2. You're Using Dead Weight Material
Our brains are remarkably good at surviving, but not particularly good at functioning in society. Especially when it comes to money. We magicians tend to buy stuff and then not like it. But some of it you probably use anyway, because damn it, you paid for it! Your brain is really good at convincing itself that you're a savvy customer.

Simply put, your brain wants to think short-term. So if you've invested in something, it wants to believe that money was worth it, so you try to get some use out of it no matter what. You stay loyal to previous investments. When you spend money on stuff because you've already spent money on stuff like it, this is called the sunk cost fallacy.

Worse yet, you hang onto it for similar reasons. This is called the disposition effect. You're hanging onto something out of the optimistic assumption that its value will climb in time. In other words, "But I might need it later." Any gamers reading this are probably familiar with that thought. You hang onto material you don't use because you don't want to waste the money you spent on it. And instead of going eBay to try and recoup your costs or at least get some money back so that you only lost a few bucks on it, you keep it thinking that it might come in handy later. But it won't.

Go through your stuff, do an inventory of your books, DVDs, gimmicks and whathaveyous and ask yourself how much of it you actually use. How much of it do you use that just isn't that good? Be realistic. Is this stuff ever going to be useful? Get to eBay and clean up that bookshelf.

1. You Have No Plan
So you're getting good reactions. What kind of reactions? Why not great ones? Do you even know what kind of reactions you wanted to get in the first place? A lot of new magicians these days see the preview videos for new material or watch David Blaine and Criss Angel on TV and mistake volume for quality. But more than that, they don't really know what emotion they're trying to elicit.

And even supposing they do, they have no idea what it takes to get that reaction. I've met guys trying to be funny and get laughs, but they don't know anything about comedy. I've met guys who want to scare people, but they couldn't scare a kitten. It's like trying to drive a car blindfolded. And you can't drive a stick. Or at all.

Fact of the matter is that you need a game plan. You need to know what kind of reactions you want and how you can get them. Getting people to feel something specific is a lot harder than just taking the shotgun approach of trying to get any reaction, but the payoff is geometrically higher. People will remember a performance that got a specific emotion out of them long after they've forgotten Generic Card Trick #347. And more importantly, they'll remember you.

I've seen a few guys fall into the trap of thinking any reaction is a good one.
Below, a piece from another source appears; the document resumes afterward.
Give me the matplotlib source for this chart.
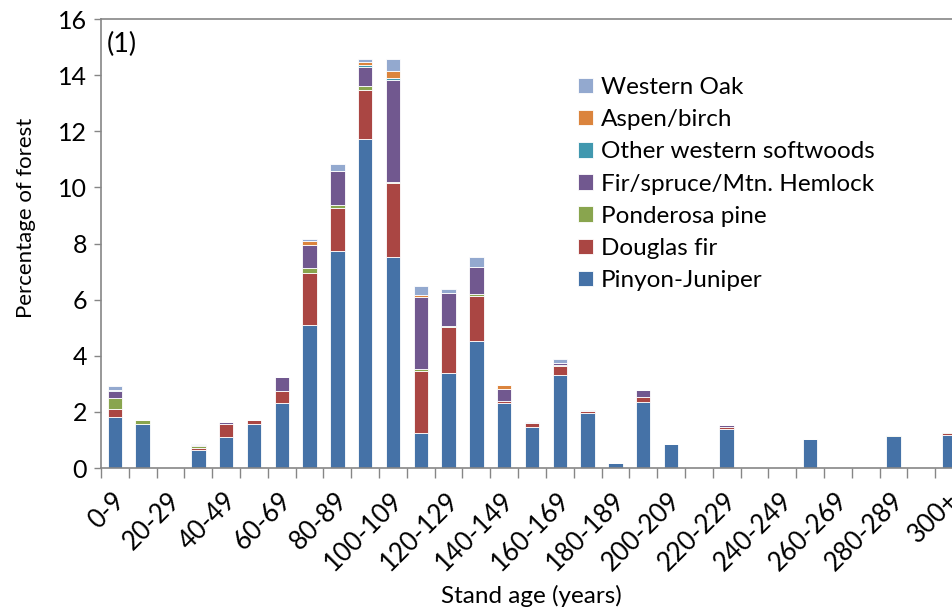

They're performing the same bland, generic material day in and day out with very little personality or uniqueness. But they managed to get gasps out of their classmates or coworkers, so they imagine that they're already on the right path. Easy trap to fall into. Again, this is the shotgun approach. But what are shotguns? Situational weapons. They have their place, but if it's all you have, you're in for one hell of a rude awakening down the line.